⟨

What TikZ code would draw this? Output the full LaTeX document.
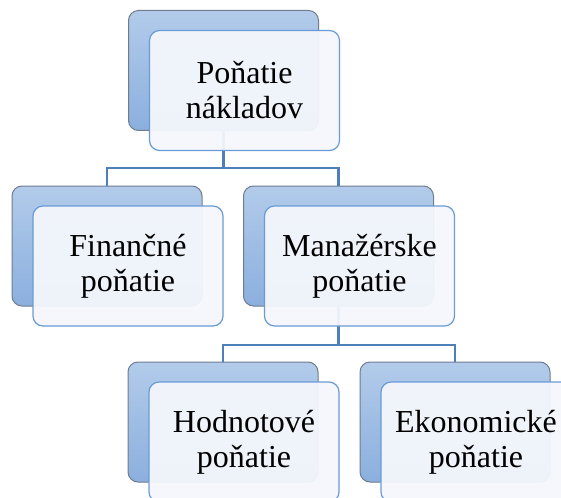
\documentclass[tikz,border=0pt]{standalone}
\usepackage{fontspec}
\setmainfont{Liberation Serif}
\usetikzlibrary{positioning}

\definecolor{backtop}{HTML}{B2CBEA}
\definecolor{backbot}{HTML}{8BAFDE}
\definecolor{backline}{HTML}{6E7C8E}
\definecolor{frontline}{HTML}{6A9BD6}
\definecolor{frontfill}{HTML}{F4F7FC}
\definecolor{connline}{HTML}{4F7FBA}

\begin{document}
\begin{tikzpicture}[x=1pt, y=-1pt,
    backbox/.style={draw=backline, line width=1pt, rounded corners=10pt,
        top color=backtop, bottom color=backbot,
        minimum width=190pt, minimum height=120pt, inner sep=0pt},
    frontbox/.style={draw=frontline, line width=1.2pt, rounded corners=10pt,
        fill=frontfill, fill opacity=0.95, text opacity=1,
        minimum width=190pt, minimum height=120pt, inner sep=0pt,
        align=center, font=\fontsize{32}{35}\selectfont},
    conn/.style={draw=connline, line width=2.6pt}]
    \useasboundingbox (0,0) rectangle (561,497);

    % Back boxes
    \node[backbox] (topb) at (223.5,70.5) {};
    \node[backbox] (finb) at (107,246) {};
    \node[backbox] (manb) at (338.5,246) {};
    \node[backbox] (hodb) at (223,422) {};
    \node[backbox] (ekob) at (455,422) {};

    % Connectors
    \coordinate (j1) at (223.5,168);
    \coordinate (j2) at (338.5,345);
    \draw[conn] (topb.south) -- (j1) -| (finb.north);
    \draw[conn] (j1) -| (manb.north);
    \draw[conn] (manb.south) -- (j2) -| (hodb.north);
    \draw[conn] (j2) -| (ekob.north);

    % Front boxes
    \node[frontbox] (top) at ([shift={(21,20)}]topb.center) {Poňatie\\nákladov};
    \node[frontbox] (fin) at ([shift={(21,20)}]finb.center) {Finančné\\poňatie};
    \node[frontbox] (man) at ([shift={(21,20)}]manb.center) {Manažérske\\poňatie};
    \node[frontbox] (hod) at ([shift={(21,20)}]hodb.center) {Hodnotové\\poňatie};
    \node[frontbox] (eko) at ([shift={(21,20)}]ekob.center) {Ekonomické\\poňatie};
\end{tikzpicture}
\end{document}
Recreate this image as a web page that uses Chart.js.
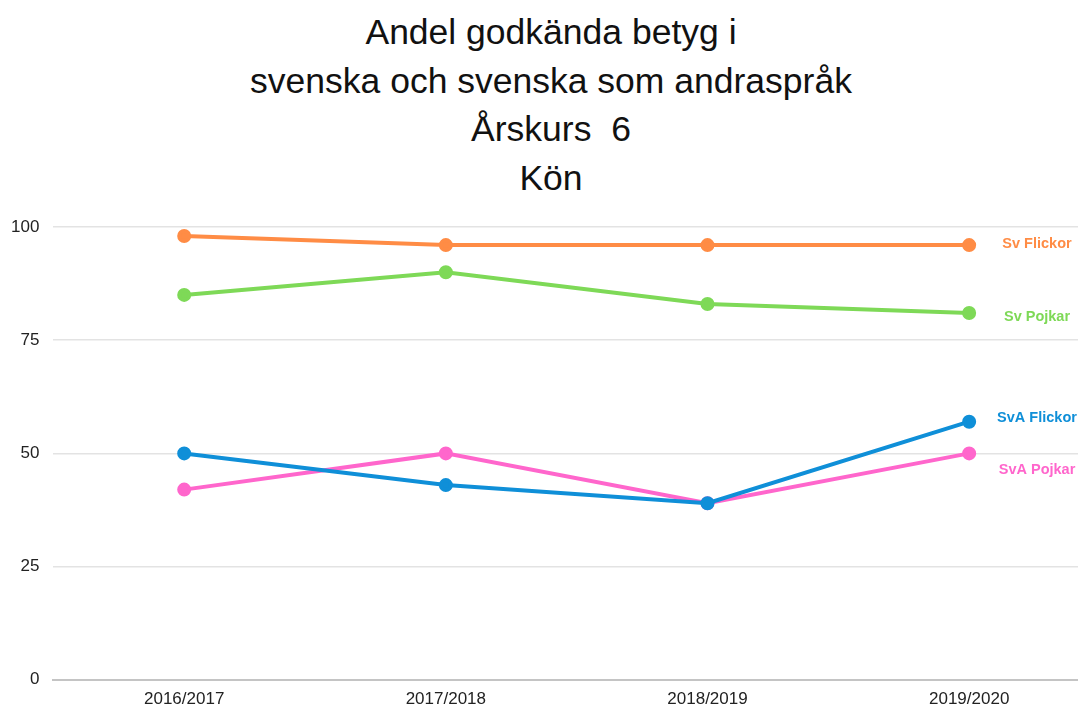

⟩

Required task: Transcribe every entry word for word, but skip the pictures.

Solution:
What TikZ code would draw this? Output the full LaTeX document.
\documentclass[tikz,border=0pt]{standalone}
\usepackage{fontspec}
\setmainfont{Liberation Serif}
\usetikzlibrary{positioning}

\definecolor{backtop}{HTML}{B2CBEA}
\definecolor{backbot}{HTML}{8BAFDE}
\definecolor{backline}{HTML}{6E7C8E}
\definecolor{frontline}{HTML}{6A9BD6}
\definecolor{frontfill}{HTML}{F4F7FC}
\definecolor{connline}{HTML}{4F7FBA}

\begin{document}
\begin{tikzpicture}[x=1pt, y=-1pt,
    backbox/.style={draw=backline, line width=1pt, rounded corners=10pt,
        top color=backtop, bottom color=backbot,
        minimum width=190pt, minimum height=120pt, inner sep=0pt},
    frontbox/.style={draw=frontline, line width=1.2pt, rounded corners=10pt,
        fill=frontfill, fill opacity=0.95, text opacity=1,
        minimum width=190pt, minimum height=120pt, inner sep=0pt,
        align=center, font=\fontsize{32}{35}\selectfont},
    conn/.style={draw=connline, line width=2.6pt}]
    \useasboundingbox (0,0) rectangle (561,497);

    % Back boxes
    \node[backbox] (topb) at (223.5,70.5) {};
    \node[backbox] (finb) at (107,246) {};
    \node[backbox] (manb) at (338.5,246) {};
    \node[backbox] (hodb) at (223,422) {};
    \node[backbox] (ekob) at (455,422) {};

    % Connectors
    \coordinate (j1) at (223.5,168);
    \coordinate (j2) at (338.5,345);
    \draw[conn] (topb.south) -- (j1) -| (finb.north);
    \draw[conn] (j1) -| (manb.north);
    \draw[conn] (manb.south) -- (j2) -| (hodb.north);
    \draw[conn] (j2) -| (ekob.north);

    % Front boxes
    \node[frontbox] (top) at ([shift={(21,20)}]topb.center) {Poňatie\\nákladov};
    \node[frontbox] (fin) at ([shift={(21,20)}]finb.center) {Finančné\\poňatie};
    \node[frontbox] (man) at ([shift={(21,20)}]manb.center) {Manažérske\\poňatie};
    \node[frontbox] (hod) at ([shift={(21,20)}]hodb.center) {Hodnotové\\poňatie};
    \node[frontbox] (eko) at ([shift={(21,20)}]ekob.center) {Ekonomické\\poňatie};
\end{tikzpicture}
\end{document}
Recreate this image as a web page that uses Chart.js.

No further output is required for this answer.